Pure focus, to a degree, will help you achieve outcomes. But tunnel vision is not a one-size-fits-all solution because you can’t always see the bigger picture. Don’t wholly rely on it.
#4. 2013 Denver Broncos
Lesson: One instance won’t define you… if you don’t give up.
One of the worst defeats in a championship game in history, Super Bowl XVIII is a great example of how one instance doesn’t define who you are. Sure, the Broncos were destroyed 43-8, but their defense dominated the Panthers in Super Bowl 50 and they took home the Lombardi trophy only two years later.
Their coaches and players deserve a ton of credit for rising back up. Most teams would have collapsed after such a defeat, believing the imposter syndrome was real.
No matter how low things seem, remember that you can’t fake getting to the championship game. If you got there, chances are you’ve got what it takes to win the thing. Back to the drawing board.
#3. 2014 Seattle Seahawks
Lesson: It only takes one.
The 2014 Seattle Seahawks were 1 play away from winning their second Super Bowl in three years. One snap of the ball and one wrong decision was all it took for that dream to disappear forever.

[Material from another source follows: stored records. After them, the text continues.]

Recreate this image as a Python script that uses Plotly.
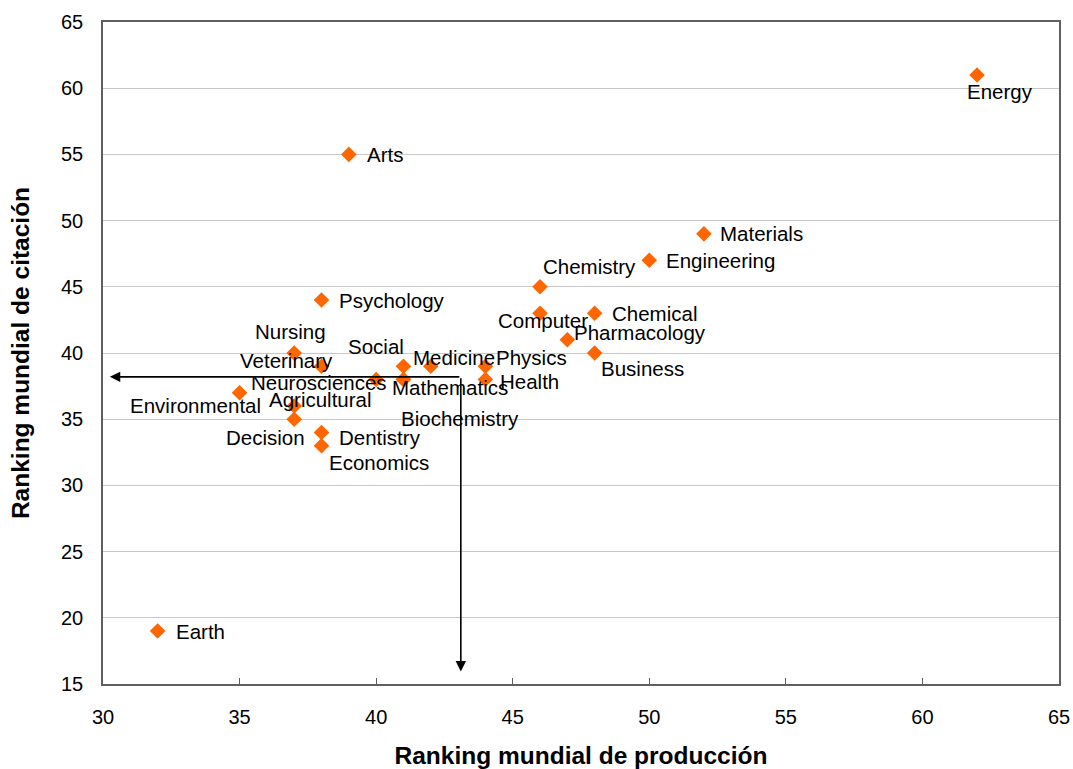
import plotly.graph_objects as go

# ---- data ----
areas = ["Energy", "Arts", "Materials", "Engineering", "Chemistry", "Computer",
         "Chemical", "Pharmacology", "Business", "Psychology", "Nursing",
         "Veterinary", "Social", "Medicine", "Physics", "Neurosciences",
         "Mathematics", "Health", "Environmental", "Agricultural",
         "Biochemistry", "Decision", "Dentistry", "Economics", "Earth"]
produccion = [62, 39, 52, 50, 46, 46, 48, 47, 48, 38, 37, 38, 41, 42, 44, 40,
              41, 44, 35, 37, 41, 37, 38, 38, 32]
citacion = [61, 55, 49, 47, 45, 43, 43, 41, 40, 44, 40, 39, 39, 39, 39, 38,
            38, 38, 37, 36, 38, 35, 34, 33, 19]

ref_x = 43.1   # reference production rank
ref_y = 38.2   # reference citation rank

# ---- label placement (pixel offsets of label centre from point; style) ----
label_offsets = {
    "Energy": (23, 17), "Arts": (36, 0), "Materials": (58, 0),
    "Engineering": (71, 0), "Chemistry": (49, -20), "Computer": (3, 7),
    "Chemical": (60, 0), "Pharmacology": (73, -7), "Business": (48, 15),
    "Psychology": (70, 0), "Nursing": (-4, -22), "Veterinary": (-35, -6),
    "Social": (-27, -20), "Medicine": (23, -9), "Physics": (46, -9),
    "Neurosciences": (-57, 3), "Mathematics": (47, 8), "Health": (44, 2),
    "Environmental": (-44, 13), "Agricultural": (26, -6),
    "Biochemistry": (57, 39), "Decision": (-29, 18), "Dentistry": (58, 5),
    "Economics": (57, 17), "Earth": (43, 0),
}

FONT = "Liberation Sans, Arial, sans-serif"

fig = go.Figure()
fig.add_trace(go.Scatter(
    x=produccion, y=citacion, mode="markers",
    marker=dict(symbol="diamond", size=12, color="#FF6600",
                line=dict(width=0)),
    hovertext=areas, showlegend=False,
))

annotations = []
for name, px, cy in zip(areas, produccion, citacion):
    dx, dy = label_offsets[name]
    annotations.append(dict(
        x=px, y=cy, xref="x", yref="y", text=name, showarrow=False,
        xanchor="center", yanchor="middle", xshift=dx, yshift=-dy,
        font=dict(family=FONT, size=20.5, color="black"),
    ))

# reference arrows
annotations.append(dict(
    x=30.25, y=ref_y, ax=ref_x, ay=ref_y, xref="x", yref="y",
    axref="x", ayref="y", text="", showarrow=True, arrowhead=2,
    arrowsize=1.3, arrowwidth=1.6, arrowcolor="black",
))
annotations.append(dict(
    x=ref_x, y=15.95, ax=ref_x, ay=ref_y, xref="x", yref="y",
    axref="x", ayref="y", text="", showarrow=True, arrowhead=2,
    arrowsize=1.3, arrowwidth=1.6, arrowcolor="black",
))

fig.update_layout(
    width=1073, height=769,
    margin=dict(l=103, r=14, t=22, b=85, autoexpand=False),
    paper_bgcolor="white", plot_bgcolor="white",
    font=dict(family=FONT, size=20, color="black"),
    annotations=annotations,
    xaxis=dict(
        range=[30, 65], dtick=5, tick0=30, showgrid=False, zeroline=False,
        showline=True, linecolor="#606060", linewidth=1.5, mirror=True,
        ticks="inside", ticklen=6, tickcolor="#606060",
        ticklabelstandoff=14, ticklabeloverflow="allow",
        tickfont=dict(family=FONT, size=20),
        title=dict(text="<b>Ranking mundial de producción</b>",
                   font=dict(family=FONT, size=24.5), standoff=20),
    ),
    yaxis=dict(
        range=[15, 65], dtick=5, tick0=15, showgrid=True,
        gridcolor="#c8c8c8", gridwidth=1, zeroline=False,
        showline=True, linecolor="#606060", linewidth=1.5, mirror=True,
        ticks="", ticklabelstandoff=14,
        tickfont=dict(family=FONT, size=20),
        title=dict(text="<b>Ranking mundial de citación</b>",
                   font=dict(family=FONT, size=24.5), standoff=24),
    ),
)

fig.write_html(
    "out.html",
    config={"displayModeBar": False},
    post_script="document.body.style.margin='0';document.body.style.overflow='hidden';",
)
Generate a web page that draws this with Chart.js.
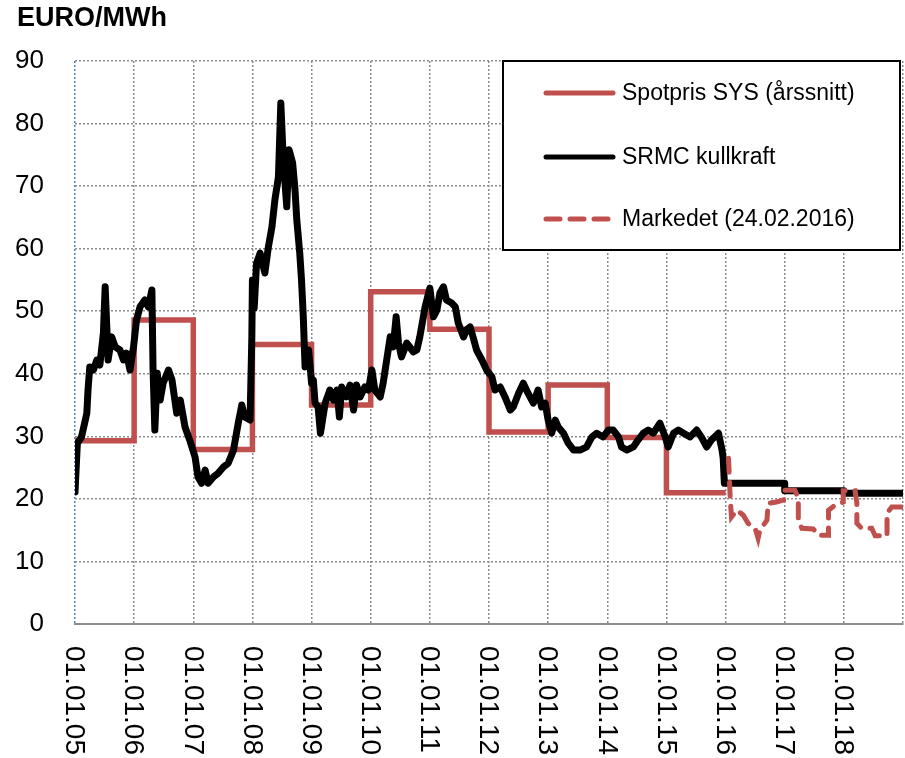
<!DOCTYPE html>
<html>
<head>
<meta charset="utf-8">
<script src="https://cdn.jsdelivr.net/npm/chart.js@4.4.1/dist/chart.umd.min.js"></script>
<style>
  html, body { margin: 0; padding: 0; background: #fff; }
</style>
</head>
<body>
<canvas id="priceChart" width="905" height="758"></canvas>
<script>
// Yearly average system price (value holds through the year)
const spotYears = [2005, 2006, 2007, 2008, 2009, 2010, 2011, 2012, 2013, 2014, 2015, 2016];
const spotValues = [29.3, 48.6, 27.9, 44.7, 35.0, 53.1, 47.1, 30.7, 38.2, 29.8, 21.0, 21.0];

// SRMC coal power (decimal year, EUR/MWh)
const srmcYears = [
  2005.00, 2005.04, 2005.11, 2005.20, 2005.22, 2005.25, 2005.31, 2005.37, 2005.42, 2005.48,
  2005.51, 2005.56, 2005.62, 2005.68, 2005.76, 2005.82, 2005.87, 2005.93, 2005.99, 2006.04,
  2006.10, 2006.18, 2006.24, 2006.30, 2006.32, 2006.35, 2006.39, 2006.44, 2006.49, 2006.58,
  2006.64, 2006.72, 2006.78, 2006.86, 2006.94, 2007.03, 2007.08, 2007.14, 2007.20, 2007.25,
  2007.34, 2007.42, 2007.51, 2007.59, 2007.68, 2007.76, 2007.82, 2007.87, 2007.96, 2007.99,
  2008.00, 2008.03, 2008.07, 2008.13, 2008.21, 2008.27, 2008.33, 2008.38, 2008.44, 2008.48,
  2008.52, 2008.58, 2008.62, 2008.68, 2008.72, 2008.75, 2008.80, 2008.83, 2008.86, 2008.89,
  2008.92, 2008.95, 2009.00, 2009.03, 2009.06, 2009.11, 2009.15, 2009.23, 2009.31, 2009.37,
  2009.43, 2009.47, 2009.51, 2009.59, 2009.65, 2009.71, 2009.76, 2009.82, 2009.90, 2009.96,
  2010.02, 2010.07, 2010.16, 2010.21, 2010.27, 2010.33, 2010.38, 2010.43, 2010.47, 2010.52,
  2010.61, 2010.66, 2010.72, 2010.78, 2010.83, 2010.92, 2011.00, 2011.06, 2011.12, 2011.17,
  2011.23, 2011.28, 2011.37, 2011.43, 2011.48, 2011.57, 2011.62, 2011.68, 2011.73, 2011.79,
  2011.88, 2011.96, 2012.05, 2012.10, 2012.19, 2012.27, 2012.36, 2012.41, 2012.50, 2012.58,
  2012.66, 2012.75, 2012.83, 2012.89, 2012.95, 2013.00, 2013.06, 2013.12, 2013.17, 2013.26,
  2013.34, 2013.43, 2013.54, 2013.65, 2013.74, 2013.82, 2013.93, 2014.02, 2014.10, 2014.19,
  2014.24, 2014.33, 2014.44, 2014.52, 2014.61, 2014.69, 2014.78, 2014.89, 2014.98, 2015.03,
  2015.12, 2015.20, 2015.29, 2015.40, 2015.51, 2015.59, 2015.68, 2015.76, 2015.88, 2015.94,
  2015.96, 2015.98, 2017.00, 2017.00, 2018.00, 2018.00, 2019.00
];
const srmcValues = [
  21.1, 28.9, 29.9, 33.7, 37.4, 41.1, 40.6, 42.2, 41.4, 46.5,
  53.9, 42.2, 45.9, 44.3, 43.8, 42.2, 43.3, 40.6, 44.3, 48.6,
  50.7, 51.8, 50.7, 53.4, 40.6, 31.0, 40.1, 35.8, 38.5, 40.6,
  39.0, 33.7, 35.8, 31.5, 29.4, 26.7, 23.5, 22.5, 24.6, 22.5,
  23.5, 24.1, 25.1, 25.7, 27.8, 32.1, 35.0, 33.1, 32.6, 45.9,
  55.0, 50.5, 57.7, 59.3, 56.1, 60.3, 63.5, 67.8, 71.5, 83.3,
  74.6, 66.7, 75.8, 73.7, 69.4, 64.6, 59.3, 55.0, 49.1, 41.1,
  42.2, 43.8, 38.5, 39.0, 35.3, 34.7, 30.5, 35.3, 37.4, 35.8,
  37.4, 33.1, 37.9, 36.3, 38.2, 34.2, 38.2, 36.3, 37.9, 37.4,
  40.6, 37.4, 36.3, 38.5, 42.2, 45.9, 44.3, 49.1, 44.9, 42.7,
  44.9, 44.3, 43.5, 43.8, 45.9, 50.7, 53.7, 49.1, 50.2, 52.9,
  53.9, 51.8, 51.3, 50.7, 48.1, 45.9, 47.0, 47.5, 45.9, 43.8,
  42.2, 40.6, 39.5, 37.4, 37.9, 36.3, 34.2, 34.7, 36.9, 38.5,
  36.9, 35.3, 37.4, 34.7, 35.3, 32.6, 30.5, 32.6, 31.5, 30.5,
  28.9, 27.8, 27.8, 28.3, 29.9, 30.5, 29.9, 31.0, 31.0, 29.9,
  28.3, 27.8, 28.3, 29.4, 30.5, 31.0, 30.5, 32.1, 29.9, 28.3,
  30.5, 31.0, 30.5, 29.9, 31.0, 29.9, 28.3, 29.4, 30.5, 27.8,
  26.5, 22.5, 22.5, 21.3, 21.3, 20.9, 20.9
];

// Market forwards as of 24.02.2016
const marketYears = [
  2016.05, 2016.08, 2016.10, 2016.19, 2016.30, 2016.38, 2016.50, 2016.55, 2016.58, 2016.70,
  2016.72, 2016.86, 2016.98, 2017.00, 2017.17, 2017.23, 2017.23, 2017.29, 2017.48, 2017.57,
  2017.74, 2017.74, 2017.85, 2017.99, 2017.99, 2018.19, 2018.22, 2018.22, 2018.30, 2018.47,
  2018.53, 2018.73, 2018.73, 2018.81, 2019.00
];
const marketValues = [
  26.5, 19.8, 17.1, 18.2, 17.4, 16.1, 15.3, 13.7, 15.0, 16.6,
  19.3, 19.5, 19.8, 21.4, 21.4, 20.1, 16.6, 15.3, 15.2, 14.2,
  14.2, 18.2, 19.0, 19.5, 21.3, 21.3, 19.3, 16.1, 15.3, 15.3,
  14.1, 14.1, 17.7, 18.7, 18.7
];

const tickYears = [2005, 2006, 2007, 2008, 2009, 2010, 2011, 2012, 2013, 2014, 2015, 2016, 2017, 2018];
const tickLabels = ['01.01.05', '01.01.06', '01.01.07', '01.01.08', '01.01.09', '01.01.10', '01.01.11',
                    '01.01.12', '01.01.13', '01.01.14', '01.01.15', '01.01.16', '01.01.17', '01.01.18'];

const seriesNames = ['Spotpris SYS (årssnitt)', 'SRMC kullkraft', 'Markedet (24.02.2016)'];
const RED = '#C0504D';
const FONT = '"Liberation Sans", Arial, sans-serif';

const toPoints = (xs, ys) => xs.map((x, i) => ({ x: x, y: ys[i] }));

// Axis title, rotated date labels and the boxed legend
const extrasPlugin = {
    id: 'extras',
    afterDraw(chart) {
        const ctx = chart.ctx;
        const xScale = chart.scales.x;
        const area = chart.chartArea;

        ctx.save();
        ctx.fillStyle = '#000';
        ctx.font = 'bold 27px ' + FONT;
        ctx.textBaseline = 'middle';
        ctx.fillText('EURO/MWh', 17, 19);

        // date labels read top to bottom
        ctx.font = '28px ' + FONT;
        ctx.textAlign = 'left';
        tickYears.forEach((yr, i) => {
            const x = xScale.getPixelForValue(yr);
            ctx.save();
            ctx.translate(x - 1, area.bottom + 22);
            ctx.rotate(Math.PI / 2);
            ctx.fillText(tickLabels[i], 0, 0);
            ctx.restore();
        });

        // legend box
        const bx = 503, by = area.top, bw = 397, bh = 189;
        ctx.fillStyle = '#fff';
        ctx.fillRect(bx, by, bw, bh);
        ctx.lineWidth = 2;
        ctx.strokeStyle = '#000';
        ctx.strokeRect(bx, by, bw, bh);

        const rows = [
            { y: by + 32, color: RED, dash: [] },
            { y: by + 96, color: '#000', dash: [] },
            { y: by + 158, color: RED, dash: [14, 10] }
        ];
        ctx.font = '23px ' + FONT;
        ctx.textAlign = 'left';
        ctx.textBaseline = 'middle';
        rows.forEach((row, i) => {
            ctx.beginPath();
            ctx.lineWidth = 5;
            ctx.lineCap = 'round';
            ctx.strokeStyle = row.color;
            ctx.setLineDash(row.dash);
            ctx.moveTo(546, row.y);
            ctx.lineTo(613, row.y);
            ctx.stroke();
            ctx.setLineDash([]);
            ctx.fillStyle = '#000';
            ctx.fillText(seriesNames[i], 622, row.y + 1);
        });
        ctx.restore();
    }
};

const ctx = document.getElementById('priceChart').getContext('2d');
new Chart(ctx, {
    type: 'line',
    data: {
        datasets: [
            {
                label: seriesNames[2],
                data: toPoints(marketYears, marketValues),
                borderColor: RED,
                borderWidth: 5,
                borderDash: [14, 10],
                borderCapStyle: 'round',
                pointRadius: 0,
                order: 0
            },
            {
                label: seriesNames[1],
                data: toPoints(srmcYears, srmcValues),
                borderColor: '#000',
                borderWidth: 7,
                borderJoinStyle: 'round',
                borderCapStyle: 'round',
                pointRadius: 0,
                order: 1
            },
            {
                label: seriesNames[0],
                data: toPoints(spotYears, spotValues),
                borderColor: RED,
                borderWidth: 5.5,
                stepped: true,
                pointRadius: 0,
                order: 2
            }
        ]
    },
    options: {
        responsive: false,
        animation: false,
        layout: {
            padding: { top: 61, left: 15, right: 2, bottom: 134 }
        },
        scales: {
            x: {
                type: 'linear',
                min: 2005,
                max: 2019,
                ticks: { stepSize: 1, display: false },
                grid: {
                    drawTicks: false,
                    lineWidth: 1.5,
                    color: c => (c.tick && c.tick.value === 2005) ? '#4F81BD' : '#8c8c8c'
                },
                border: { display: true, color: '#8c8c8c', width: 2, dash: [2, 2] }
            },
            y: {
                min: 0,
                max: 90,
                afterFit: scale => { scale.width = 60; },
                ticks: {
                    stepSize: 10,
                    padding: 31,
                    color: '#000',
                    font: { family: FONT, size: 26 }
                },
                grid: {
                    drawTicks: false,
                    lineWidth: 1.5,
                    color: '#8c8c8c'
                },
                border: { display: false, dash: [2, 2] }
            }
        },
        plugins: {
            legend: { display: false },
            title: { display: false },
            tooltip: { enabled: false }
        }
    },
    plugins: [extrasPlugin]
});
</script>
</body>
</html>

But as the saying goes… “s*&* happens”.
Sometimes, it takes one thing happening for every hour of preparation and hard work you’ve put in to become seemingly meaningless.
Sports are humbling that way, maybe even a little scary.
But that doesn’t mean you don’t stop preparing or working hard- ever. Life is unpredictable. Remember that even your best-laid plans will sometimes be thwarted. It’s the playground you’re playing in. It’s the price you pay when you try to be the best.
#2. 2015 Carolina Panthers
Lesson: You’re only as good as your last at-bat.
There are few examples of team domination in NFL history more than the 2015 Carolina Panthers, who went 15-1 in the regular season and then destroyed the Seahawks and Cardinals on the way to the Super Bowl.
Remember that resilient 2013 Broncos Super Bowl team that got whooped by 35 points? Well, they played one of the best defensive games in NFL history, effectively shutting down the otherworldly 2015 NFL MVP Cam Newton en route to a 24-10 victory.
Super Bowl 50 was an example of a team that peaked too early. Achieving something great is a dynamic, evolving process that requires you to constantly grow. If you buy into the buzz about yourself, you’ll stop focusing on the things generating the buzz.
#1. 2016 Atlanta Falcons
Lesson: Finish the job you started.
In The 48 Laws of Power, Robert Greene teaches us that you must crush your enemy totally. In the chapter, he cites this quote from Indian philosopher Kautilya:
“The remnants of an enemy can become active like those of a disease or fire. Hence, these should be exterminated completely. One should never ignore an enemy, knowing him to be weak. He becomes dangerous in due course, like the spark of fire in a haystack.”
From the top of the organization down, the Falcons clearly showed they felt the game had been decided way before the final whistle. Players were celebrating on the sideline as early as halftime. And look what happened?
The Falcons blew the biggest lead in Super Bowl history, losing to the Patriots 33-28 in overtime after a 25 point comeback that didn’t start until midway through the third quarter.
The Falcons didn’t finish the job. They lost focus. You can bet that if they had another chance, they would have stuck to what got them their in the first place.
But that’s sport, and that’s life. You don’t always get a second chance. Best to focus on the next moment in front of you, and make it the best you can. Learn from it if things don’t go your way, but always stay focused on what you must do to be successful now. Keep writing your story.